George and Ahrens invited four HPU students to Big Horn Basin and camped near the town of Worland, Wyoming, in early July. George’s students, Alan Hsueh and Kennedy Jackson, are rising sophomores, and Ahrens’ students, Hannah Cozart and Ricki Luongo, are rising seniors. Their mission was to dig up early Eocene mammal fossils that date back roughly 52 to 56 million years ago. This is an important time in the history of mammals because this is when many of the modern groups started to evolve. Also, this was a time of significant climate change during the warmest period of the last 66 million years.
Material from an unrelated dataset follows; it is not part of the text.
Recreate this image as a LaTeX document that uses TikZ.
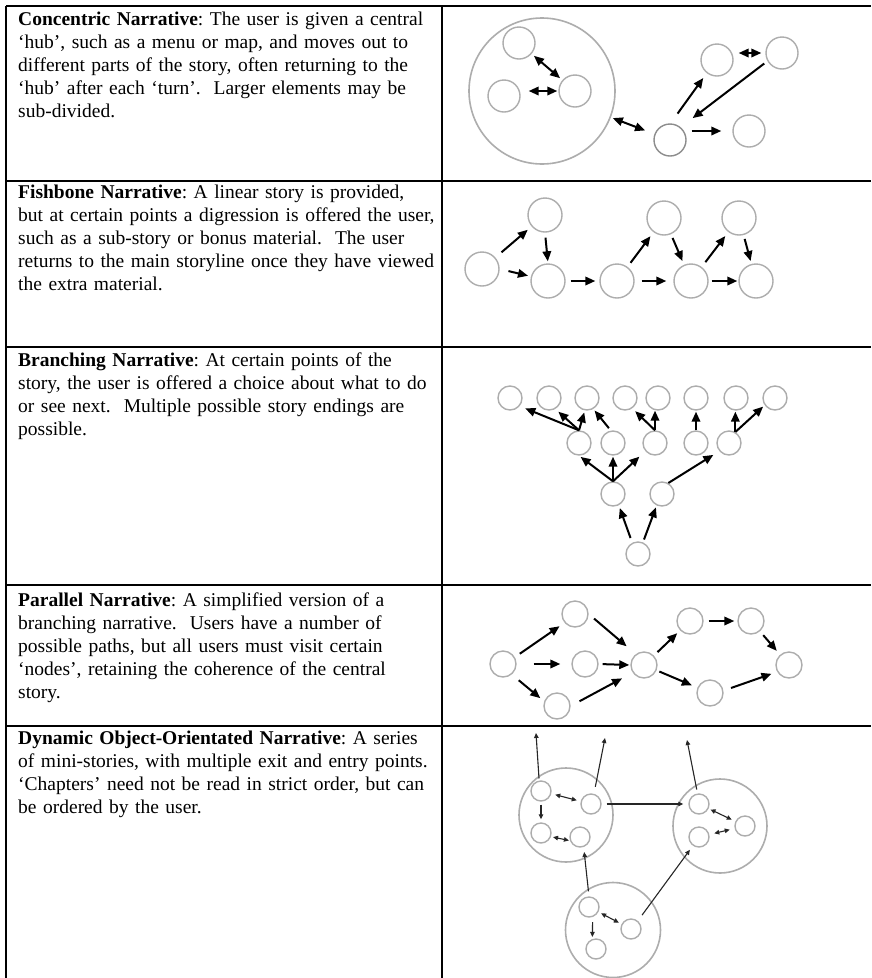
\documentclass[tikz,border=0pt]{standalone}
\usepackage{fontspec}
\setmainfont{Liberation Serif}
\usetikzlibrary{arrows.meta}
\frenchspacing
\begin{document}
\begin{tikzpicture}[x=1pt,y=-1pt,
  rule/.style={line width=1.3pt,black},
  desc/.style={anchor=base west,inner sep=0pt,text width=440pt,align=left,
    font=\fontsize{19.5}{23}\selectfont},
  ring/.style={circle,draw=black!32,line width=1.4pt,inner sep=0pt,minimum size=#1},
  hubring/.style={circle,draw=black!32,line width=1.6pt,inner sep=0pt,minimum size=#1},
  arr/.style={line width=2pt,-{Triangle[length=10pt,width=8.5pt]}},
  darr/.style={line width=2pt,{Triangle[length=10pt,width=8.5pt]}-{Triangle[length=10pt,width=8.5pt]}},
  tarr/.style={line width=1.1pt,draw=black!85,-{Triangle[length=5pt,width=4.5pt]}},
  tdarr/.style={line width=1.1pt,draw=black!85,{Triangle[length=5pt,width=4.5pt]}-{Triangle[length=5pt,width=4.5pt]}}
]
\useasboundingbox (0,0) rectangle (871,978);
\fill[white] (0,0) rectangle (871,978);
% table rules
\draw[rule] (6,6) -- (871,6);
\draw[rule] (6,181) -- (871,181);
\draw[rule] (6,347) -- (871,347);
\draw[rule] (6,585) -- (871,585);
\draw[rule] (6,726) -- (871,726);
\draw[rule] (6,6) -- (6,978);
\draw[rule] (442,6) -- (442,978);

% texts
\node[desc] (t1) at (18,25) {\textbf{Concentric Narrative}: The user is given a central\\
‘hub’, such as a menu or map, and moves out to\\
different parts of the story, often returning to the\\
‘hub’ after each ‘turn’.\ \ Larger elements may be\\
sub-divided.};
\node[desc] (t2) at (18,198) {\textbf{Fishbone Narrative}: A linear story is provided,\\
but at certain points a digression is offered the user,\\
such as a sub-story or bonus material.\ \ The user\\
returns to the main storyline once they have viewed\\
the extra material.};
\node[desc] (t3) at (18,366) {\textbf{Branching Narrative}: At certain points of the\\
story, the user is offered a choice about what to do\\
or see next.\ \ Multiple possible story endings are\\
possible.};
\node[desc] (t4) at (18,606) {\textbf{Parallel Narrative}: A simplified version of a\\
branching narrative.\ \ Users have a number of\\
possible paths, but all users must visit certain\\
‘nodes’, retaining the coherence of the central\\
story.};
\node[desc] (t5) at (18,744) {\textbf{Dynamic Object-Orientated Narrative}: A series\\
of mini-stories, with multiple exit and entry points.\\
‘Chapters’ need not be read in strict order, but can\\
be ordered by the user.};

% ---------- Row 1: concentric ----------
\node[hubring=146pt] (hub) at (542,91) {};
\node[ring=32pt] (ca) at (519,43) {};
\node[ring=32pt] (cb) at (504,96) {};
\node[ring=32pt] (cc) at (575,91) {};
\node[ring=32pt,draw=black!45] (cd) at (670,140) {};
\node[ring=32pt] (ce) at (749,131) {};
\node[ring=32pt] (cf) at (717,60) {};
\node[ring=32pt] (cg) at (782,53) {};
\draw[darr,shorten <=3pt,shorten >=3pt] (ca) -- (cc);
\draw[darr,shorten <=8pt,shorten >=1pt] (cb.east |- cc.west) -- (cc.west);
\draw[darr,shorten <=2pt,shorten >=10pt] (hub) -- (cd);
\draw[arr,shorten <=5pt,shorten >=11pt] (cd.east |- ce.west) -- (ce.west);
\draw[darr,shorten <=5pt,shorten >=4pt] (cf.east |- cg.west) -- (cg.west);
\draw[arr,shorten <=12pt,shorten >=6pt] (cd.88) -- (cf.232);
\draw[arr,shorten <=4pt,shorten >=15pt] (cg.209) -- (cd.50);

% ---------- Row 2: fishbone ----------
\node[ring=34pt] (f1) at (482,269) {};
\node[ring=34pt] (f2) at (545,215) {};
\node[ring=34pt] (f3) at (548,281) {};
\node[ring=34pt] (f4) at (617,281) {};
\node[ring=34pt] (f5) at (664,218) {};
\node[ring=34pt] (f6) at (691,281) {};
\node[ring=34pt] (f7) at (739,218) {};
\node[ring=34pt] (f8) at (756,281) {};
\draw[arr,shorten <=8pt,shorten >=5pt] (f1) -- (f2);
\draw[arr,shorten <=5pt,shorten >=2pt] (f2.south) -- (f3.north);
\draw[arr,shorten <=9pt,shorten >=3pt] (f1.east) -- (f3.165);
\draw[arr,shorten <=5pt,shorten >=4pt] (f3.east) -- (f4.west);
\draw[arr,shorten <=5pt,shorten >=5pt] (f4) -- (f5);
\draw[arr,shorten <=4pt,shorten >=4pt] (f5) -- (f6);
\draw[arr,shorten <=7pt,shorten >=7pt] (f4.east) -- (f6.west);
\draw[arr,shorten <=6pt,shorten >=5pt] (f6) -- (f7);
\draw[arr,shorten <=4pt,shorten >=3pt] (f7) -- (f8);
\draw[arr,shorten <=3pt,shorten >=1pt] (f6.east) -- (f8.west);

% ---------- Row 3: branching ----------
\foreach \n/\x in {1/510,2/549,3/587,4/625,5/658,6/696,7/736,8/775}
  \node[ring=24pt] (bt\n) at (\x,398) {};
\foreach \n/\x in {1/579,2/613,3/655,4/696,5/729}
  \node[ring=24pt] (bm\n) at (\x,443) {};
\node[ring=24pt] (bl1) at (613,494) {};
\node[ring=24pt] (bl2) at (662,494) {};
\node[ring=24pt] (bb) at (638,554) {};
\draw[arr,shorten >=6pt] (bm1.north) -- (bt1.-40);
\draw[arr,shorten >=4pt] (bm1.north) -- (bt2.-60);
\draw[arr,shorten >=2pt] (bm1.north) -- (bt3.-100);
\draw[arr,shorten <=3pt,shorten >=2pt] (bm2.100) -- (bt3.-60);
\draw[arr,shorten >=4pt] (bm3.north) -- (bt4.-55);
\draw[arr] (bm3.north) -- (bm3.north |- bt5.south);
\draw[arr,shorten >=1pt] (bm4.north) -- (bt6.south);
\draw[arr,shorten >=1pt] (bm5.60) -- (bm5.60 |- bt7.south);
\draw[arr,shorten >=2pt] (bm5.60) -- (bt8.215);
\draw[arr,shorten >=2pt] (bl1.north) -- (bm1.south);
\draw[arr,shorten >=1pt] (bl1.north) -- (bm2.south);
\draw[arr,shorten >=8pt] (bl1.north) -- (bm3.220);
\draw[arr,shorten >=7pt] (bl2.60) -- (bm5.220);
\draw[arr,shorten <=5pt,shorten >=3pt] (bb.117) -- (bl1.-63);
\draw[arr,shorten <=3pt,shorten >=2pt] (bb.67) -- (bl2.-115);

% ---------- Row 4: parallel ----------
\node[ring=26pt] (p1) at (503,664) {};
\node[ring=26pt] (p2) at (575,614) {};
\node[ring=26pt] (p3) at (585,664) {};
\node[ring=26pt] (p4) at (557,706) {};
\node[ring=26pt] (p5) at (644,665) {};
\node[ring=26pt] (p6) at (690,621) {};
\node[ring=26pt] (p7) at (751,621) {};
\node[ring=26pt] (p8) at (710,693) {};
\node[ring=26pt] (p9) at (789,665) {};
\draw[arr,shorten <=6pt,shorten >=6pt] (p1.30) -- (p2.220);
\draw[arr,shorten <=17pt,shorten >=11pt] (p1.east) -- (p3.west);
\draw[arr,shorten <=9pt,shorten >=5pt] (p1.-50) -- (p4.160);
\draw[arr,shorten <=7pt,shorten >=12pt] (p2.east) -- (p5.127);
\draw[arr,shorten <=4pt,shorten >=1pt] (p3.east) -- (p5.west);
\draw[arr,shorten <=10pt,shorten >=12pt] (p4.east) -- (p5.214);
\draw[arr,shorten <=5pt,shorten >=4pt] (p5) -- (p6);
\draw[arr,shorten <=3pt,shorten >=6pt] (p5) -- (p8);
\draw[arr,shorten <=5pt,shorten >=3pt] (p6.east) -- (p7.west);
\draw[arr,shorten <=5pt,shorten >=5pt] (p7) -- (p9);
\draw[arr,shorten <=8pt,shorten >=6pt] (p8.10) -- (p9.210);

% ---------- Row 5: dynamic object-orientated ----------
\node[hubring=94pt] (g1) at (566,815) {};
\node[hubring=94pt] (g2) at (720,826) {};
\node[hubring=95pt] (g3) at (613,930) {};
\node[ring=20pt] (da) at (541,791) {};
\node[ring=20pt] (db) at (591,804) {};
\node[ring=20pt] (dc) at (541,833) {};
\node[ring=20pt] (dd) at (580,837) {};
\node[ring=20pt] (de) at (699,804) {};
\node[ring=20pt] (df) at (745,826) {};
\node[ring=20pt] (dg) at (699,837) {};
\node[ring=20pt] (dh) at (589,907) {};
\node[ring=20pt] (di) at (631,929) {};
\node[ring=20pt] (dj) at (596,949) {};
\coordinate (xa) at (536,733);
\coordinate (xb) at (605,738);
\coordinate (xe) at (687,740);
\draw[tarr,shorten <=2pt] (da.100) -- (xa);
\draw[tarr,shorten <=7pt] (db.74) -- (xb);
\draw[tarr,shorten <=4pt] (de.98) -- (xe);
\draw[tdarr,shorten <=4pt,shorten >=4pt] (da) -- (db);
\draw[tarr,shorten <=3pt,shorten >=3pt] (da.south) -- (dc.north);
\draw[tdarr,shorten <=2pt,shorten >=1pt] (dc.-20) -- (dd.200);
\draw[tarr,shorten <=5pt,shorten >=5pt] (db.east) -- (de.west);
\draw[tdarr,shorten <=2pt,shorten >=4pt] (de) -- (df);
\draw[tdarr,shorten <=5pt,shorten >=5pt] (dg) -- (df);
\draw[tarr,shorten <=5pt,shorten >=5pt] (dh.north) -- (dd.-70);
\draw[tarr,shorten <=7pt,shorten >=5pt] (di.50) -- (dg.235);
\draw[tdarr,shorten <=3pt,shorten >=3pt] (dh) -- (di);
\draw[tarr,shorten <=5pt,shorten >=2pt] (dh.-70) -- (dj.110);
\end{tikzpicture}
\end{document}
The professors and students documented the climate change on the mammals in a variety of ways. Cozart and Luongo researched the change in tooth shape in an extinct mammal, Esthonyx. Hsueh and Jackson looked at how the community of mammals adapted in response to climate change using geographic information systems.

“I have been working with Dr. George since the beginning of my freshman year,” says Jackson. “I had the chance to work with GIS (geographic information systems) and content layers to further analyze the elevation and meter level of where the localities were in Wyoming.”


Ricki Luongo reaches down to pick up a specimen she dug up.

The students’ hard work paid off.

“They are now part of a lineage of scientists who have been working in the Big Horn Basin for well over 100 years,” says George. “The 710 identifiable specimens that were collected by the students and other researchers will be added to either the Denver Museum of Natural History or the Smithsonian National Museum of Natural History for future generations of paleontologists to study.”

“I don’t know any other college that has this opportunity for working with faculty personally on projects for freshmen. There are so many opportunities for you at HPU, you just have to ask your advisers and teachers and I guarantee they’ll help find something for everyone,” says Hsueh.

The students’ research gathered in Wyoming is part of SuRPS or, Summer Research Program in the Sciences. SuRPS is a summer undergraduate research program offered to HPU students in the College of Arts and Sciences in collaboration with the Undergraduate Research and Creative Works office. The program provides an opportunity for faculty mentors and students to work together on undergraduate research projects for eight weeks at HPU with additional funding from URAG or, University Research Advancement Grant.

“I’m so thankful to attend a university that provides us the opportunity to travel and learn outside the classroom,” says Cozart. “Through the SuRPS program, I’ve learned so much about the research process and how to present my work.”